Only 23 percent of African-American households contain four people or more — compared with 49 percent among Mexicans and 70 percent in the Hmong community.
Bigger households present economic challenges, of course, but they also contain more potential jobholders and other family members to help with child care — cutting costs and increasing the flexibility for earners to work various shifts.
The chartbook documents disparities in work patterns as well. Some 32 percent of African-Americans of working age (16-64) are outside the labor force — neither working nor seeking a job, for whatever reasons. That compares with 23 percent in the Mexican community and 17 percent among whites.
Among African-Americans seeking jobs, unemployment is almost twice as high as it is among Mexican or Hmong Minnesotans, and more than three times the white rate.
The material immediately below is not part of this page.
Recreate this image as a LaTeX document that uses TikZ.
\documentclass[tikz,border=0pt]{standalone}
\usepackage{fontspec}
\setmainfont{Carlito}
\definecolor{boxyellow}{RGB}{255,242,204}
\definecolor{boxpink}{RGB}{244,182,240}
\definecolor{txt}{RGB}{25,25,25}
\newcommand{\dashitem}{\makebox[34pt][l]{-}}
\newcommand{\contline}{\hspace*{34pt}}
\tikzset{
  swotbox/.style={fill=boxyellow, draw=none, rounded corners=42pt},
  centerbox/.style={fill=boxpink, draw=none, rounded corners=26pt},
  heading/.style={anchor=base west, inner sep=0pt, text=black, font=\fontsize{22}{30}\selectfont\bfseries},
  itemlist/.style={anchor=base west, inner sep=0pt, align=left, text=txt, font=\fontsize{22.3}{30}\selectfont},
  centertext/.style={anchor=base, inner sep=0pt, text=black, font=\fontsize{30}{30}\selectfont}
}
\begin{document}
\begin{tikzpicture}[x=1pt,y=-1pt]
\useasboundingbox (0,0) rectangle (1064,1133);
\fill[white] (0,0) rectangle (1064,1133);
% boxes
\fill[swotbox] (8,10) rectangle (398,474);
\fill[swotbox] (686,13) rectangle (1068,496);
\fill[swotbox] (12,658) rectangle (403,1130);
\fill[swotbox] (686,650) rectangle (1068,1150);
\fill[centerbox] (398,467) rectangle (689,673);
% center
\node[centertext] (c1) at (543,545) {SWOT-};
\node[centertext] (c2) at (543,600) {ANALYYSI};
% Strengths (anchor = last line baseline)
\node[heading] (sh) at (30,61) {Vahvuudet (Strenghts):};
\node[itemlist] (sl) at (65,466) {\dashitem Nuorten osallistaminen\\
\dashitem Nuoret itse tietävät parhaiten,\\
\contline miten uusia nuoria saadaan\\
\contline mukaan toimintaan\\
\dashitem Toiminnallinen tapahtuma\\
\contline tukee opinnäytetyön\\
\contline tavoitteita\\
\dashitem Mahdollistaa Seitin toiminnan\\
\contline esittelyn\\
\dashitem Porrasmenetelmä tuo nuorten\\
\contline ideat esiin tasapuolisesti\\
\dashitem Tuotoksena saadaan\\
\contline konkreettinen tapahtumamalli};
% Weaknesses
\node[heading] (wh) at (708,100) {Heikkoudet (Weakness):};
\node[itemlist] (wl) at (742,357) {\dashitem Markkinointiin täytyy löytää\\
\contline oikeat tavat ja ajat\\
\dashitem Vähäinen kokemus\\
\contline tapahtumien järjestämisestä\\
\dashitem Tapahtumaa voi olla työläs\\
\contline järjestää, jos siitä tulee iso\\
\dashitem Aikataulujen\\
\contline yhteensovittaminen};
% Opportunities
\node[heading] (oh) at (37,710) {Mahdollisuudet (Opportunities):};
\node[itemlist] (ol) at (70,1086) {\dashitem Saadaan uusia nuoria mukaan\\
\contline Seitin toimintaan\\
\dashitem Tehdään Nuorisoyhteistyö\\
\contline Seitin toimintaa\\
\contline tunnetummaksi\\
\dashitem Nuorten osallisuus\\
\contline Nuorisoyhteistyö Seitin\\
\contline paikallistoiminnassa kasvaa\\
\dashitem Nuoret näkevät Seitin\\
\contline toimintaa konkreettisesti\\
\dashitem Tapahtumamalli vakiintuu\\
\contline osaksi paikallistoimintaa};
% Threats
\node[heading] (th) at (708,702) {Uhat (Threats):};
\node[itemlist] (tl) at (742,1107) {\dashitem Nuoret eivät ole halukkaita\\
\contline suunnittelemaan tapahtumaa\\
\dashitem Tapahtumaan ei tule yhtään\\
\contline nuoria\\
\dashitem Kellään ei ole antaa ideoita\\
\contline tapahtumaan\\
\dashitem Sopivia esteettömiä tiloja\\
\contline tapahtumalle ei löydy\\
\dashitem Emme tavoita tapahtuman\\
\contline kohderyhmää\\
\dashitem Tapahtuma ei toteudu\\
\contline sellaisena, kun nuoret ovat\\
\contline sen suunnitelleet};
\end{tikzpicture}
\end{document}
Almost certainly part of the issue here is a startlingly high incidence of disability among African-American Minnesotans. According to the chartbook, one or more disabilities affect 14 percent of African-Americans ages 18 to 44, and 31 percent of those aged 45 to 64. These rates are twice what is found in the Somali population and nearly three times the rates among Mexican and white Minnesotans. (The Hmong and Ojibwe communities also suffer severe disability rates.)
Such factors as these (and others) combine to produce what would seem an economically key, bottom-line characteristic — how many earners a typical household includes in various communities (an “earner” being defined as someone with any earned income in the past year).
The chartbook reports that 20 percent of nonelderly African-American households had no earners when the data was collected. This compares with 15 percent in the Somali community, 7 percent in the Hmong community and 3 percent in the Mexican community.
In both the African-American and Somali populations, 30 percent of households contained two or more earners — compared with 57 percent of Mexican households and 69 percent of Hmong households.
The effect of this type of disparity is notable. The chartbook reports that full-time Hmong workers, Mexican workers and African-American workers all earn substantially less in median pay than white workers do — a type of gap that gets much well-deserved attention. But it also turns out that median African-American workers earn substantially more than either their Hmong or Mexican counterparts.
Yet total median household incomes are strikingly higher in the Hmong and Mexican communities. In some significant part, that greater overall well-being results from there being more workers per household — the elementary economic benefit of family and work.
The complexities and sensitivities involved in facts like these, and in devising public policies to address them, are intimidating. But that’s just another way of saying that the Demographic Center and its chartbook — whose depths I’ve barely touched here — have deepened our understanding of the challenges Minnesota faces.